1. reading from kafka has exactly once guarantees - we are using it in
production today (with the direct receiver)
* you will probably have 2 topics, loading both into spark and joining
/ unioning as needed is not an issue
* tons of optimizations you can do there, assuming everything else works
2. for ad-hoc query I would say you absolutely need to look at external
storage
* querying the Dstream or spark's RDD's directly should be done mostly
for aggregates/metrics, not by users
* if you look at HBase or Cassandra for storage then 50k writes /sec are
not a problem at all, especially combined with a smart client that does batch
puts (like async hbase<https://github.com/OpenTSDB/asynchbase>)
* you could also consider writing the updates to another kafka topic and
have a different component that updates the DB, if you think of other
optimisations there
3. by stats I assume you mean metrics (operational or business)
* there are multiple ways to do this, however I would not encourage you
to query spark directly, especially if you need an archive/history of your
datapoints
* we are using OpenTSDB (we already have a HBase cluster) + Grafana for
dashboarding
* collecting the metrics is a bit hairy in a streaming app - we have
experimented with both accumulators and RDDs specific for metrics - chose the
RDDs that write to OpenTSDB using foreachRdd
-adrian
________________________________
From: Thúy Hằng Lê <[email protected]>
Sent: Sunday, September 20, 2015 7:26 AM
To: Jörn Franke
Cc: [email protected]
Subject: Re: Using Spark for portfolio manager app
Thanks Adrian and Jorn for the answers.
Yes, you're right there are lot of things I need to consider if I want to use
Spark for my app.
I still have few concerns/questions from your information:
1/ I need to combine trading stream with tick stream, I am planning to use
Kafka for that
If I am using approach #2 (Direct Approach) in this tutorial
https://spark.apache.org/docs/latest/streaming-kafka-integration.html
[https://spark.apache.org/docs/latest/img/spark-logo-hd.png]<https://spark.apache.org/docs/latest/streaming-kafka-integration.html>
Spark Streaming + Kafka Integration Guide - Spark 1.4.1 ...

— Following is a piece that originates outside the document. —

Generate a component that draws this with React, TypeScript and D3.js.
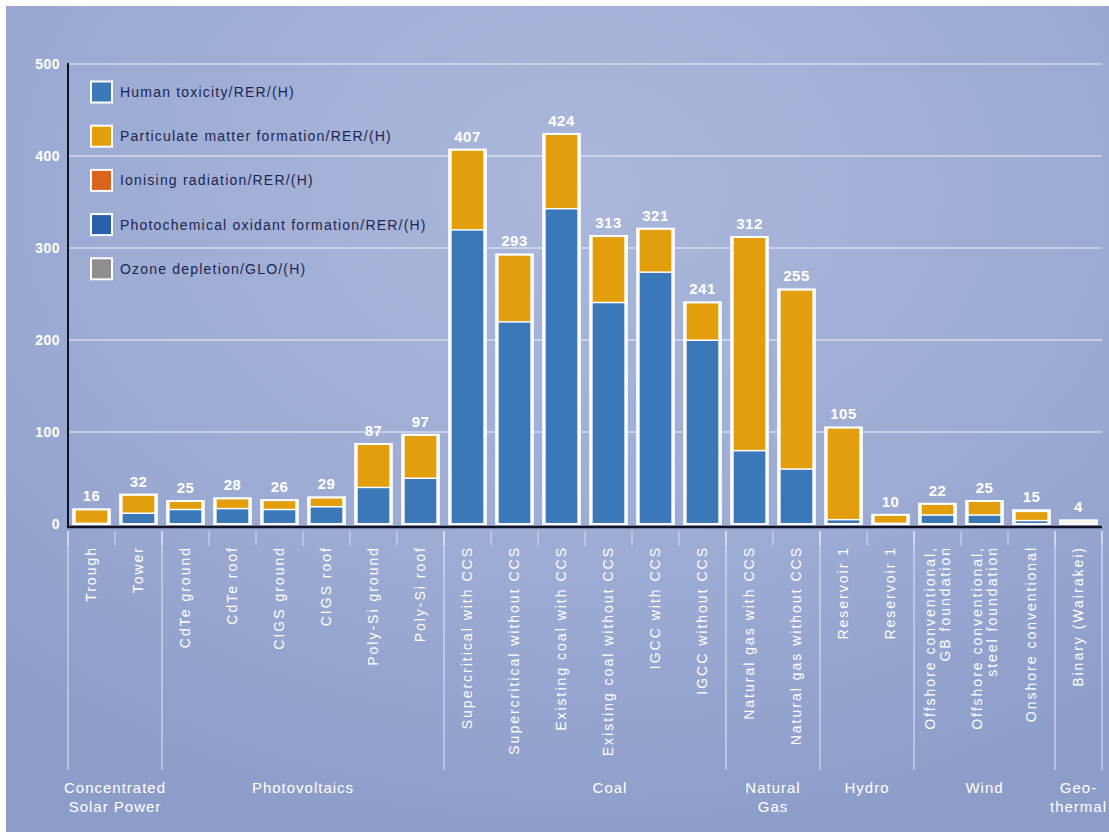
import React from "react";
import * as d3 from "d3";

const categories = [
  "Trough", "Tower", "CdTe ground", "CdTe roof", "CIGS ground", "CIGS roof",
  "Poly-Si ground", "Poly-Si roof", "Supercritical with CCS", "Supercritical without CCS",
  "Existing coal with CCS", "Existing coal without CCS", "IGCC with CCS", "IGCC without CCS",
  "Natural gas with CCS", "Natural gas without CCS", "Reservoir 1", "Reservoir 1",
  "Offshore conventional,|GB foundation", "Offshore conventional,|steel foundation",
  "Onshore conventional", "Binary (Wairakei)",
];
const totals = [16, 32, 25, 28, 26, 29, 87, 97, 407, 293, 424, 313, 321, 241, 312, 255, 105, 10, 22, 25, 15, 4];
const humanToxicity = [1, 12, 16, 17, 16, 19, 40, 50, 320, 220, 343, 241, 274, 200, 80, 60, 5, 1, 10, 10, 4, 2];
const particulate = [15, 20, 9, 11, 10, 10, 47, 47, 87, 73, 81, 72, 47, 41, 232, 195, 100, 9, 12, 15, 10, 2];
const ionising = [0, 0, 0, 0, 0, 0, 0, 0, 0, 0, 0, 0, 0, 0, 0, 0, 0, 0, 0, 0, 0, 0];
const photochemical = [0, 0, 0, 0, 0, 0, 0, 0, 0, 0, 0, 0, 0, 0, 0, 0, 0, 0, 0, 0, 1, 0];
const ozone = [0, 0, 0, 0, 0, 0, 0, 0, 0, 0, 0, 0, 0, 0, 0, 0, 0, 0, 0, 0, 0, 0];
const seriesNames = [
  "Human toxicity/RER/(H)",
  "Particulate matter formation/RER/(H)",
  "Ionising radiation/RER/(H)",
  "Photochemical oxidant formation/RER/(H)",
  "Ozone depletion/GLO/(H)",
];
const seriesColors = ["#3b78b8", "#e29e0c", "#d9641e", "#2b5dab", "#8e8e8e"];
const yTicks = [0, 100, 200, 300, 400, 500];
const groups = [
  { lines: ["Concentrated", "Solar Power"], start: 0, end: 2, shift: 0 },
  { lines: ["Photovoltaics"], start: 2, end: 8, shift: 0 },
  { lines: ["Coal"], start: 8, end: 14, shift: 25 },
  { lines: ["Natural", "Gas"], start: 14, end: 16, shift: 0 },
  { lines: ["Hydro"], start: 16, end: 18, shift: 0 },
  { lines: ["Wind"], start: 18, end: 21, shift: 0 },
  { lines: ["Geo-", "thermal"], start: 21, end: 22, shift: 0 },
];

const W = 1109, H = 834;
const X0 = 68, X1 = 1102, Y0 = 524, Y1 = 64;
const FONT = "'Liberation Sans', Arial, sans-serif";

export default function App() {
  const idx = categories.map((_, i) => i);
  const x = d3.scaleBand<number>().domain(idx).range([X0, X1]).paddingInner(0.22).paddingOuter(0.11);
  const step = x.step();
  const y = d3.scaleLinear().domain([0, 500]).range([Y0, Y1]);
  const seriesData = [humanToxicity, particulate, ionising, photochemical, ozone];
  const rows = idx.map((i) => {
    const r: any = { i };
    seriesNames.forEach((s, k) => (r[s] = seriesData[k][i]));
    return r;
  });
  const stacked = d3.stack<any>().keys(seriesNames)(rows);
  const boundary = (k: number) => X0 + k * step;

  return (
    <svg width={W} height={H} style={{ position: "absolute", left: 0, top: 0 }} fontFamily={FONT}>
      <defs>
        <radialGradient id="bg" cx="0.52" cy="0.22" r="0.8">
          <stop offset="0" stopColor="#abb7dc" />
          <stop offset="0.6" stopColor="#9cabd3" />
          <stop offset="1" stopColor="#8d9dca" />
        </radialGradient>
      </defs>
      <rect x={0} y={0} width={W} height={H} fill="#ffffff" />
      <rect x={6} y={6} width={W - 6} height={826} fill="url(#bg)" />

      {/* gridlines */}
      {yTicks.filter((t) => t > 0).map((t) => (
        <line key={t} x1={X0} x2={X1} y1={y(t)} y2={y(t)} stroke="#ffffff" strokeOpacity={0.55} strokeWidth={1.5} />
      ))}

      {/* y tick labels */}
      {yTicks.map((t) => (
        <text key={t} x={60} y={y(t)} dy="0.35em" textAnchor="end" fill="#ffffff" fontSize={14} fontWeight="bold" letterSpacing={0.5}>
          {t}
        </text>
      ))}

      {/* bars */}
      {idx.map((i) => {
        const bx = x(i)!;
        const bw = x.bandwidth();
        const top = y(totals[i]);
        return (
          <g key={i}>
            <rect x={bx} y={top} width={bw} height={Y0 - top} fill="#ffffff" />
            {stacked.map((s, k) => {
              const d = s[i];
              const h = y(d[0]) - y(d[1]);
              if (h <= 0) return null;
              return (
                <rect key={k} x={bx + 2.5} y={y(d[1]) + 1} width={bw - 5} height={Math.max(0, h - 1.5)} fill={seriesColors[k]} />
              );
            })}
            <rect x={bx} y={top} width={bw} height={Y0 - top} fill="none" stroke="#ffffff" strokeWidth={2} />
            <text x={bx + bw / 2} y={top - 8} textAnchor="middle" fill="#ffffff" fontSize={15} fontWeight="bold" letterSpacing={0.5}>
              {totals[i]}
            </text>
          </g>
        );
      })}

      {/* axes */}
      <line x1={X0} x2={X0} y1={Y1 - 1} y2={Y0 + 3} stroke="#101325" strokeWidth={2} />
      <line x1={X0 - 1} x2={X1} y1={Y0 + 3} y2={Y0 + 3} stroke="#101325" strokeWidth={2.5} />

      {/* ticks between categories */}
      {d3.range(0, categories.length + 1).map((k) => (
        <line key={k} x1={boundary(k)} x2={boundary(k)} y1={531} y2={546} stroke="#ffffff" strokeOpacity={0.6} strokeWidth={1} />
      ))}
      {/* group separators */}
      {Array.from(new Set(groups.flatMap((g) => [g.start, g.end]))).map((k) => (
        <line key={"g" + k} x1={boundary(k)} x2={boundary(k)} y1={531} y2={770} stroke="#ffffff" strokeOpacity={0.75} strokeWidth={1} />
      ))}

      {/* category labels */}
      {idx.map((i) => {
        const cx = x(i)! + x.bandwidth() / 2;
        const parts = categories[i].split("|");
        return parts.map((p, j) => {
          const lx = cx + (j - (parts.length - 1) / 2) * 15;
          return (
            <text key={i + "-" + j} transform={`translate(${lx},546) rotate(-90)`} dy="0.35em" textAnchor="end" fill="#ffffff" fontSize={14} letterSpacing={2}>
              {p}
            </text>
          );
        });
      })}

      {/* group labels */}
      {groups.map((g, gi) => {
        const cx = (boundary(g.start) + boundary(g.end)) / 2 + g.shift;
        return (
          <text key={gi} x={cx} y={793} textAnchor="middle" fill="#ffffff" fontSize={15} letterSpacing={1}>
            {g.lines.map((l, j) => (
              <tspan key={j} x={cx} dy={j === 0 ? 0 : 19}>{l}</tspan>
            ))}
          </text>
        );
      })}

      {/* legend */}
      {seriesNames.map((s, k) => {
        const cy = 92 + k * 44.2;
        return (
          <g key={s}>
            <rect x={91} y={cy - 10.5} width={21} height={21} fill={seriesColors[k]} stroke="#ffffff" strokeWidth={2} />
            <text x={120} y={cy} dy="0.35em" fill="#1c2650" fontSize={14} letterSpacing={1.2}>
              {s}
            </text>
          </g>
        );
      })}
    </svg>
  );
}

Spark Streaming + Kafka Integration Guide. Apache Kafka is publish-subscribe
messaging rethought as a distributed, partitioned, replicated commit log
service.
Read
more...<https://spark.apache.org/docs/latest/streaming-kafka-integration.html>
Will I receive exactly one semantics? Or I have to add some logic in my code to
archive that.
As your suggestion of using delta update, exactly one semantic is required for
this application.
2/ For ad-hoc query, I must output of Spark to external storage and query on
that right?
Is there any way to do ah-hoc query on Spark? my application could have 50k
updates per second at pick time.
Persistent to external storage lead to high latency in my app.

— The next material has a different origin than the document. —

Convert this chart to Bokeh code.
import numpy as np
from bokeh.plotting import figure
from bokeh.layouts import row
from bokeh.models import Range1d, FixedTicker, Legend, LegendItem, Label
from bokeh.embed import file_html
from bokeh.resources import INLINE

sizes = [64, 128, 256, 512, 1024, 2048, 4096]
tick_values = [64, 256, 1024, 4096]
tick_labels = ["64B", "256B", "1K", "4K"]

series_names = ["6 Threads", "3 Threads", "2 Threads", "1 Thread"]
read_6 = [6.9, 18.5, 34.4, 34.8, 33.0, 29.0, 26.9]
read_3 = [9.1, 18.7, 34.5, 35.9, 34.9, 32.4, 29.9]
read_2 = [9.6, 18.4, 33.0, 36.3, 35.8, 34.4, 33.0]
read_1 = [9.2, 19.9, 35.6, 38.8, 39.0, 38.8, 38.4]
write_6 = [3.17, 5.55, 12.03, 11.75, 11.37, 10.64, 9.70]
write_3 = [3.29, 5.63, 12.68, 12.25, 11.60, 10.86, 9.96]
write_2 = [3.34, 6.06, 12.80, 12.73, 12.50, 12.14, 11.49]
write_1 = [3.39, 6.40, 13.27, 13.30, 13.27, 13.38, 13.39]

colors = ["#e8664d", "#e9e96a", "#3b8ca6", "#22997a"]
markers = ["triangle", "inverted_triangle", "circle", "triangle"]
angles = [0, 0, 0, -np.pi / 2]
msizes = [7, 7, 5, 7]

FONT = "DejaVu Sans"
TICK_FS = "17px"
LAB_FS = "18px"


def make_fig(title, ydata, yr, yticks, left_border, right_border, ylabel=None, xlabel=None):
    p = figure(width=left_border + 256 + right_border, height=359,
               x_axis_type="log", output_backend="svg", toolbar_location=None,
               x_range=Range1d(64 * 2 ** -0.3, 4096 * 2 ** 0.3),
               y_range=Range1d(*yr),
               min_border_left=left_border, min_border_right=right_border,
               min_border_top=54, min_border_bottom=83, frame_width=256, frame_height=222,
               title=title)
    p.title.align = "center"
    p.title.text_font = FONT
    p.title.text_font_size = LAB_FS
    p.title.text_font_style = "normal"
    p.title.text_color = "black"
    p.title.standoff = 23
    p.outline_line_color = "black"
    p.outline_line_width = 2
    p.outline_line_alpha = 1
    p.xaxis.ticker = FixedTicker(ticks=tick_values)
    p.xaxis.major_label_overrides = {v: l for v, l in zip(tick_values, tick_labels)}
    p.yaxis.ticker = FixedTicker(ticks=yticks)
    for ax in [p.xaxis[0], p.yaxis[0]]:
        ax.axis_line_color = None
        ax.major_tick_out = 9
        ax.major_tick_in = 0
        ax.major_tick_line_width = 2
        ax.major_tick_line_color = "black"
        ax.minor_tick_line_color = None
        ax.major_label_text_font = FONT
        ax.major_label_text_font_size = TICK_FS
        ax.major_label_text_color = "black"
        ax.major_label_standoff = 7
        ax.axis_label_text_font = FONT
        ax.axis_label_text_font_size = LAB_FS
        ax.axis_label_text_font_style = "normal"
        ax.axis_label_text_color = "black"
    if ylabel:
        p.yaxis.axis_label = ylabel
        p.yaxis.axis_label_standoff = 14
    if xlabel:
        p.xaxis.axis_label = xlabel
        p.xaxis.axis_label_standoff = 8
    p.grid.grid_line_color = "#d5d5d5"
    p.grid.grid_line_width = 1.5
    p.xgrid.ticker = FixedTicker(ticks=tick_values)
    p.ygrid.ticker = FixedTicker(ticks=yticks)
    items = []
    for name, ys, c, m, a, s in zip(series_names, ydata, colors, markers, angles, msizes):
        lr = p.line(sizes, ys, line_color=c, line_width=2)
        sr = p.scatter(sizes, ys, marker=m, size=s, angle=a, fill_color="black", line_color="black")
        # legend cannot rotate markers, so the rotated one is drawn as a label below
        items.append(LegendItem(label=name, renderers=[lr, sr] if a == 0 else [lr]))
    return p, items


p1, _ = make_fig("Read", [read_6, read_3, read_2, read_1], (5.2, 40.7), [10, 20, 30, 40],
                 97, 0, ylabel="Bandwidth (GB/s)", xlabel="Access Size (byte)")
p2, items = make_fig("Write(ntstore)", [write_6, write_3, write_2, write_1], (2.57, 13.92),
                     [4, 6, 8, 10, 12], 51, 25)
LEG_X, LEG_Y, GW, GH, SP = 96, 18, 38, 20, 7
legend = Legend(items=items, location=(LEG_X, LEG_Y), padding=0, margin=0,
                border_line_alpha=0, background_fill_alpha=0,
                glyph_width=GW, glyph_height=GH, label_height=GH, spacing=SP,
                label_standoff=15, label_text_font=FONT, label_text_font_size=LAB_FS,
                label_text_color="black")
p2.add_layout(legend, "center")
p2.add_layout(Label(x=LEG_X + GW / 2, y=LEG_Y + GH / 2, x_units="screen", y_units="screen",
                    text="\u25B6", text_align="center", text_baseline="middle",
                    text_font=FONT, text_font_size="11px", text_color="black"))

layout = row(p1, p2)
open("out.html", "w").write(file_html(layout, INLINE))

3/ How to get real-time statistics from Spark,
In most of the Spark streaming examples, the statistics are echo to the stdout.
However, I want to display those statics on GUI, is there any way to retrieve
data from Spark directly without using external Storage?
2015-09-19 16:23 GMT+07:00 Jörn Franke
<[email protected]<mailto:[email protected]>>:
If you want to be able to let your users query their portfolio then you may
want to think about storing the current state of the portfolios in
hbase/phoenix or alternatively a cluster of relationaldatabases can make sense.
For the rest you may use Spark.
Le sam. 19 sept. 2015 à 4:43, Thúy Hằng Lê
<[email protected]<mailto:[email protected]>> a écrit :
Hi all,
I am going to build a financial application for Portfolio Manager, where each
portfolio contains a list of stocks, the number of shares purchased, and the
purchase price.
Another source of information is stocks price from market data. The application
need to calculate real-time gain or lost of each stock in each portfolio (
compared to the purchase price).
I am new with Spark, i know using Spark Streaming I can aggregate portfolio
possitions in real-time, for example:
user A contains:
- 100 IBM stock with transactionValue=$15000
- 500 AAPL stock with transactionValue=$11400
Now given the stock prices change in real-time too, e.g if IBM price at 151, i
want to update the gain or lost of it: gainOrLost(IBM) = 151*100 - 15000 = $100
My questions are:
* What is the best method to combine 2 real-time streams( transaction
made by user and market pricing data) in Spark.
* How can I use real-time Adhoc SQL again portfolio's positions, is
there any way i can do SQL on the output of Spark Streamming.
For example,
select sum(gainOrLost) from portfolio where user='A';
* What are prefered external storages for Spark in this use case.
* Is spark is right choice for my use case?